** BEGIN Records supplied **
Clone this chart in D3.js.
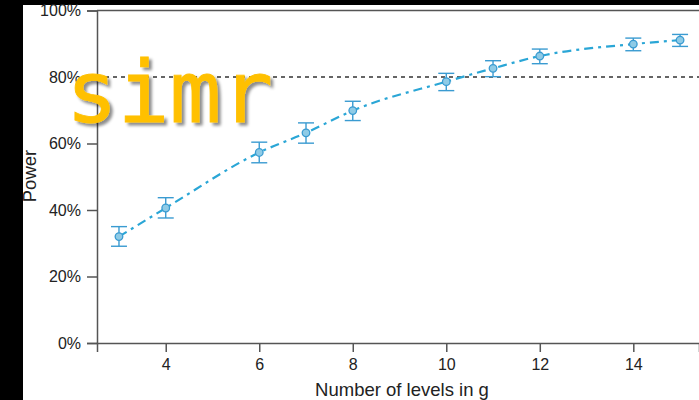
<!DOCTYPE html>
<html>
<head>
<meta charset="utf-8">
<script src="https://cdn.jsdelivr.net/npm/d3@7"></script>
<style>
  html, body { margin: 0; padding: 0; background: #000; }
  svg { display: block; }
</style>
</head>
<body>
<svg id="chart" width="699" height="400"></svg>
<script>
// Power curve: number of levels in g vs. estimated power with 95% intervals
const levels = [3, 4, 6, 7, 8, 10, 11, 12, 14, 15];
const power  = [0.320, 0.406, 0.573, 0.632, 0.699, 0.786, 0.826, 0.863, 0.899, 0.911];
const lower  = [0.291, 0.376, 0.542, 0.601, 0.669, 0.759, 0.801, 0.840, 0.879, 0.892];
const upper  = [0.350, 0.437, 0.604, 0.662, 0.727, 0.811, 0.849, 0.884, 0.917, 0.928];
const xTicks = [4, 6, 8, 10, 12, 14];
const yTicks = [0, 0.2, 0.4, 0.6, 0.8, 1.0];
const target = 0.8;

const svg = d3.select("#chart");
const W = 699, H = 400;

// white panel
svg.append("rect").attr("x", 23).attr("y", 5).attr("width", W - 23).attr("height", H - 5).attr("fill", "#fff");

const x = d3.scaleLinear().domain([2.53, 15.405]).range([97, 699]);
const y = d3.scaleLinear().domain([0, 1]).range([343, 10.5]);

const axisColor = "#555";
const font = "'Liberation Sans', Arial, sans-serif";

// y axis
const yAxis = svg.append("g").attr("transform", "translate(97,0)")
  .call(d3.axisLeft(y).tickValues(yTicks).tickFormat(d3.format(".0%")).tickSize(10).tickPadding(6));
// x axis
const xAxis = svg.append("g").attr("transform", "translate(0,343)")
  .call(d3.axisBottom(x).tickValues(xTicks).tickSize(9).tickPadding(7));
[yAxis, xAxis].forEach(g => {
  g.select(".domain").attr("stroke", axisColor).attr("stroke-width", 1.5);
  g.selectAll(".tick line").attr("stroke", axisColor).attr("stroke-width", 1.5);
  g.selectAll("text").attr("fill", "#222").style("font-family", font).style("font-size", "16px");
});

// top frame line
svg.append("line").attr("x1", 97).attr("x2", W).attr("y1", y(1)).attr("y2", y(1))
  .attr("stroke", axisColor).attr("stroke-width", 1.5);

// target power line
svg.append("line").attr("x1", 97).attr("x2", W).attr("y1", y(target)).attr("y2", y(target))
  .attr("stroke", "#333").attr("stroke-width", 1.3).attr("stroke-dasharray", "4,4");

// axis titles
svg.append("text").attr("x", 402).attr("y", 396).attr("text-anchor", "middle")
  .style("font-family", font).style("font-size", "18.5px").attr("fill", "#222")
  .text("Number of levels in g");
svg.append("text").attr("transform", "translate(36,176) rotate(-90)").attr("text-anchor", "middle")
  .style("font-family", font).style("font-size", "18.5px").attr("fill", "#222")
  .text("Power");

const pts = levels.map((l, i) => ({ l, p: power[i], lo: lower[i], hi: upper[i] }));

// fitted curve
const line = d3.line().x(d => x(d.l)).y(d => y(d.p)).curve(d3.curveMonotoneX);
svg.append("path").datum(pts).attr("d", line)
  .attr("fill", "none").attr("stroke", "#2aa6d6").attr("stroke-width", 2.2)
  .attr("stroke-dasharray", "9,5,3,5");

// error bars
const eb = svg.append("g").attr("stroke", "#3a9bd1").attr("stroke-width", 1.4);
pts.forEach(d => {
  eb.append("line").attr("x1", x(d.l)).attr("x2", x(d.l)).attr("y1", y(d.lo)).attr("y2", y(d.hi));
  eb.append("line").attr("x1", x(d.l) - 8).attr("x2", x(d.l) + 8).attr("y1", y(d.lo)).attr("y2", y(d.lo));
  eb.append("line").attr("x1", x(d.l) - 8).attr("x2", x(d.l) + 8).attr("y1", y(d.hi)).attr("y2", y(d.hi));
});

// points
svg.append("g").selectAll("circle").data(pts).join("circle")
  .attr("cx", d => x(d.l)).attr("cy", d => y(d.p)).attr("r", 3.8)
  .attr("fill", "#8fcbe6").attr("stroke", "#3a9bd1").attr("stroke-width", 1.3);

// logo text
const defs = svg.append("defs");
const f = defs.append("filter").attr("id", "shadow").attr("x", "-10%").attr("y", "-10%").attr("width", "130%").attr("height", "130%");
f.append("feDropShadow").attr("dx", 3).attr("dy", 3).attr("stdDeviation", 1.8)
  .attr("flood-color", "#000").attr("flood-opacity", 0.45);
svg.append("text").attr("x", 66).attr("y", 122)
  .style("font-family", "'DejaVu Sans Mono', monospace").style("font-size", "86px")
  .attr("fill", "#ffc000").attr("stroke", "#ffc000").attr("stroke-width", 0.8)
  .attr("filter", "url(#shadow)")
  .text("simr");
</script>
</body>
</html>
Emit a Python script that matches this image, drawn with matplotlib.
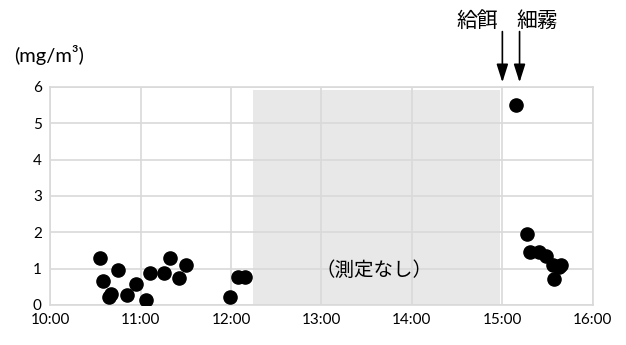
import matplotlib
matplotlib.use("Agg")
import matplotlib.pyplot as plt

plt.rcParams['font.family'] = ['Lato', 'Noto Sans CJK JP', 'DejaVu Sans']

# measurement times (hours after 10:00) and concentrations (mg/m3)
hours = [0.55, 0.58, 0.65, 0.67, 0.75, 0.85, 0.95, 1.06, 1.10, 1.26, 1.33, 1.43, 1.50,
         1.99, 2.08, 2.16,
         5.15, 5.27, 5.31, 5.40, 5.48, 5.56, 5.63, 5.65, 5.57]
conc = [1.29, 0.67, 0.23, 0.29, 0.96, 0.27, 0.57, 0.13, 0.87, 0.88, 1.29, 0.73, 1.09,
        0.23, 0.76, 0.76,
        5.50, 1.95, 1.46, 1.47, 1.35, 1.10, 1.04, 1.10, 0.72]

xticks = [0, 1, 2, 3, 4, 5, 6]
xlabels = ["10:00", "11:00", "12:00", "13:00", "14:00", "15:00", "16:00"]
yticks = [0, 1, 2, 3, 4, 5, 6]

no_data = (2.24, 4.97)       # gap without measurement
events = [("給餌", 5.0), ("細霧", 5.19)]

fig = plt.figure(figsize=(6.26, 3.45), dpi=100)
ax = fig.add_axes([0.08, 0.116, 0.867, 0.632])

ax.axvspan(no_data[0], no_data[1], ymin=0, ymax=0.985, color="#e8e8e8", zorder=0, lw=0)
ax.set_xlim(0, 6)
ax.set_ylim(0, 6)
ax.set_xticks(xticks)
ax.set_xticklabels(xlabels)
ax.set_yticks(yticks)
ax.grid(True, color="#d9d9d9", lw=1.2, zorder=1)
ax.set_axisbelow(True)
for s in ax.spines.values():
    s.set_color("#d9d9d9")
    s.set_linewidth(1.2)
ax.tick_params(length=0, labelsize=11, pad=6)

ax.scatter(hours, conc, s=90, color="black", zorder=3)

jp = ['Noto Sans CJK JP']
ax.text(3.58, 0.96, "（測定なし）", fontsize=14, ha="center", va="center", family=jp)

for label, t in events:
    ax.annotate("", xy=(t, 6.05), xytext=(t, 7.6), annotation_clip=False,
                arrowprops=dict(arrowstyle="-|>,head_width=0.35,head_length=1.1",
                                color="black", lw=1.2))
ax.text(4.72, 7.82, events[0][0], fontsize=15, ha="center", va="center",
        family=jp, clip_on=False)
ax.text(5.39, 7.82, events[1][0], fontsize=15, ha="center", va="center",
        family=jp, clip_on=False)

fig.text(0.022, 0.84, "(mg/m³)", fontsize=14.5, ha="left", va="center")

fig.savefig("out.png", dpi=100)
** END Records supplied **
What is required -
Among the entries above, locate the line with "Emit a Python" and the line with "ax = fig.add_axes([0.08, 0.116, 0.867, 0.632])". Give those two lines and all lines between them again, exactly, leaving out the pictures.

Problem solution -
Emit a Python script that matches this image, drawn with matplotlib.
import matplotlib
matplotlib.use("Agg")
import matplotlib.pyplot as plt

plt.rcParams['font.family'] = ['Lato', 'Noto Sans CJK JP', 'DejaVu Sans']

# measurement times (hours after 10:00) and concentrations (mg/m3)
hours = [0.55, 0.58, 0.65, 0.67, 0.75, 0.85, 0.95, 1.06, 1.10, 1.26, 1.33, 1.43, 1.50,
         1.99, 2.08, 2.16,
         5.15, 5.27, 5.31, 5.40, 5.48, 5.56, 5.63, 5.65, 5.57]
conc = [1.29, 0.67, 0.23, 0.29, 0.96, 0.27, 0.57, 0.13, 0.87, 0.88, 1.29, 0.73, 1.09,
        0.23, 0.76, 0.76,
        5.50, 1.95, 1.46, 1.47, 1.35, 1.10, 1.04, 1.10, 0.72]

xticks = [0, 1, 2, 3, 4, 5, 6]
xlabels = ["10:00", "11:00", "12:00", "13:00", "14:00", "15:00", "16:00"]
yticks = [0, 1, 2, 3, 4, 5, 6]

no_data = (2.24, 4.97)       # gap without measurement
events = [("給餌", 5.0), ("細霧", 5.19)]

fig = plt.figure(figsize=(6.26, 3.45), dpi=100)
ax = fig.add_axes([0.08, 0.116, 0.867, 0.632])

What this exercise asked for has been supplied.